The Salt Lake City School District went as far as banning all 46 extracurricular clubs so that it wouldn’t lose $100 million in federal funding for discrimination under the Equal Access Act of 1984 when it didn’t approve the alliance club’s application in 1995, the Salt Lake Tribune reported last week.
Ivy Fox and Leah Farrell were part of the group of plaintiffs that pushed back against the school district 20 years ago.
At the time, Farrell didn’t realized what a big landmark the case would be, she said. “It took a lot of bravery,” Fox said to a room of supporters at the Utah Pride Center last Friday.
Fox remembers the retaliation she and others received after they submitted the application for their club. Her tires were slashed, her locker was broken into and she received a threat.
“A number of students were targeted.
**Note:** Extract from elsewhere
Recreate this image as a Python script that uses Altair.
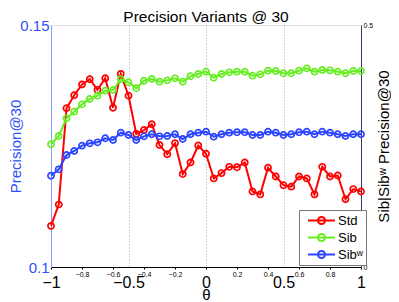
import altair as alt
import pandas as pd

theta = [-1.0, -0.95, -0.9, -0.85, -0.8, -0.75, -0.7, -0.65, -0.6, -0.55, -0.5,
         -0.45, -0.4, -0.35, -0.3, -0.25, -0.2, -0.15, -0.1, -0.05, 0.0,
         0.05, 0.1, 0.15, 0.2, 0.25, 0.3, 0.35, 0.4, 0.45, 0.5,
         0.55, 0.6, 0.65, 0.7, 0.75, 0.8, 0.85, 0.9, 0.95, 1.0]

std = [0.1085, 0.1129, 0.1328, 0.1355, 0.1377, 0.1388, 0.1366, 0.1390, 0.1329, 0.1399,
       0.1354, 0.1275, 0.1283, 0.1295, 0.1252, 0.1233, 0.1256, 0.1192, 0.1216, 0.1251,
       0.1234, 0.1183, 0.1194, 0.1207, 0.1206, 0.1216, 0.1156, 0.1150, 0.1205, 0.1187,
       0.1169, 0.1166, 0.1187, 0.1183, 0.1150, 0.1207, 0.1187, 0.1189, 0.1140, 0.1161,
       0.1156]

sib = [0.2535, 0.2707, 0.3072, 0.3209, 0.3361, 0.3471, 0.3540, 0.3643, 0.3657, 0.3878,
       0.3816, 0.3692, 0.3849, 0.3884, 0.3829, 0.3857, 0.3898, 0.3829, 0.3940, 0.3988,
       0.4036, 0.3912, 0.3988, 0.4022, 0.4036, 0.4036, 0.3953, 0.3981, 0.4056, 0.4050,
       0.4002, 0.4002, 0.4056, 0.4105, 0.4036, 0.4070, 0.4063, 0.4036, 0.4002, 0.4050,
       0.4050]

sibw = [0.1886, 0.2018, 0.2314, 0.2397, 0.2507, 0.2555, 0.2576, 0.2659, 0.2624, 0.2775,
        0.2727, 0.2624, 0.2700, 0.2742, 0.2700, 0.2707, 0.2742, 0.2645, 0.2742, 0.2775,
        0.2796, 0.2693, 0.2742, 0.2775, 0.2783, 0.2783, 0.2727, 0.2727, 0.2796, 0.2775,
        0.2727, 0.2742, 0.2783, 0.2796, 0.2742, 0.2796, 0.2775, 0.2742, 0.2707, 0.2742,
        0.2742]

series_names = ["Std", "Sib", "Sib\u02b7"]
series_colors = ["#ff0000", "#66ee22", "#2b44ff"]
major_ticks = [-1, -0.5, 0, 0.5, 1]
minor_ticks = [-1, -0.8, -0.6, -0.4, -0.2, 0, 0.2, 0.4, 0.6, 0.8, 1]
left_ticks = [0.1, 0.15]
right_ticks = [0, 0.5]

df_std = pd.DataFrame({"theta": theta, "value": std, "series": series_names[0]})
df_sib = pd.concat([
    pd.DataFrame({"theta": theta, "value": sib, "series": series_names[1]}),
    pd.DataFrame({"theta": theta, "value": sibw, "series": series_names[2]}),
])

FONT = "Liberation Sans"
BLUE = "#3050f8"

color = alt.Color(
    "series:N",
    scale=alt.Scale(domain=series_names, range=series_colors),
    legend=alt.Legend(
        title=None, orient="none", legendX=248, legendY=185,
        strokeColor="#777777", fillColor="white", padding=2, cornerRadius=0,
        symbolType="M-1.8,0L1.8,0M-0.47,0A0.47,0.47,0,1,1,0.47,0A0.47,0.47,0,1,1,-0.47,0",
        symbolSize=225, symbolStrokeWidth=2, symbolOffset=12, symbolFillColor="transparent",
        labelOffset=8, labelFontSize=13, labelFont=FONT, labelColor="black",
        rowPadding=0,
    ),
)

point_def = alt.OverlayMarkDef(filled=False, size=38, strokeWidth=1.7)

left = alt.Chart(df_std).mark_line(strokeWidth=2, point=point_def).encode(
    x=alt.X("theta:Q", scale=alt.Scale(domain=[-1, 1], nice=False),
            axis=alt.Axis(values=major_ticks, format="~g", labelFontSize=16, labelFont=FONT,
                          labelColor="black", labelFlush=False, labelOverlap=False,
                          labelPadding=7, ticks=False, domainColor="black",
                          grid=True, gridDash=[1, 2], gridColor="#aaaaaa",
                          title="\u03b8", titleFontSize=15, titleFont=FONT,
                          titleFontWeight="normal", titleColor="black",
                          titleBaseline="alphabetic", titleY=32)),
    y=alt.Y("value:Q", scale=alt.Scale(domain=[0.1, 0.15], nice=False, zero=False),
            axis=alt.Axis(values=left_ticks, format="~g", labelFontSize=15, labelFont=FONT,
                          labelColor=BLUE, ticks=False, labelPadding=2, grid=False,
                          domainColor="#8899ff", title="Precision@30", titleColor=BLUE,
                          titleFontSize=15, titleFont=FONT, titleFontWeight="normal",
                          titleBaseline="alphabetic", titleX=-31, titleAngle=270)),
    color=color,
)

right = alt.Chart(df_sib).mark_line(strokeWidth=2, point=point_def).encode(
    x=alt.X("theta:Q", scale=alt.Scale(domain=[-1, 1], nice=False),
            axis=alt.Axis(orient="bottom", values=minor_ticks, format="~g", labelFontSize=7,
                          labelFont=FONT, labelColor="black", labelFlush=False,
                          labelExpr="(abs(datum.value) > 0.95 || abs(datum.value) < 0.05) ? '' : datum.label",
                          labelOverlap=False, labelPadding=1, tickSize=2, tickColor="black",
                          labelBaseline="top", domain=False, grid=False, title=None)),
    y=alt.Y("value:Q", scale=alt.Scale(domain=[0, 0.5], nice=False),
            axis=alt.Axis(orient="right", values=right_ticks, format="~g", labelFontSize=7,
                          labelFont=FONT, labelColor="black", ticks=False, labelPadding=2,
                          grid=False, domainColor="#3a3a6a",
                          title="Sib|Sib\u02b7 Precision@30", titleColor="black",
                          titleFontSize=15, titleFont=FONT, titleFontWeight="normal",
                          titleBaseline="alphabetic", titleX=27, titleAngle=270)),
    color=color,
)

chart = alt.layer(left, right).resolve_scale(y="independent").resolve_axis(
    x="independent", y="independent"
).properties(
    width=310, height=242,
    autosize="none",
    padding={"left": 43, "top": 17, "right": 30, "bottom": 35},
    title=alt.TitleParams("Precision Variants @ 30", fontSize=15.5, font=FONT,
                          fontWeight="normal", color="black", frame="group",
                          anchor="middle", baseline="alphabetic", offset=-19),
).configure_view(stroke="#444444", strokeWidth=1).configure(font=FONT)

chart.save("out.html", embed_options={"renderer": "svg", "actions": False})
There were teachers who would not engage with us,” Fox said.
Five years and $175,000 in court fees later, all of the nonacademic clubs were reinstated.
East High School students were allowed to form their gay-straight alliance club.
“We set a legal precedent, and you can’t take that away,” Fox said, who had graduated from the school by the time the club was allowed.
Other gay-straight alliance clubs have been formed in other Utah schools since.
Farrell, now a lawyer with the American Civil Liberties Union, is always ready to help students who want to start their own gay-straight alliances at their schools.
Other achievements in the LGBT community since that decision include the legalization of gay marriage in the United States and the dramatic increase in attendance at the Salt Lake City Pride Festival.
“It’s just been such an incredible amount of progress that’s been made around LGBT rights,” Farrell said.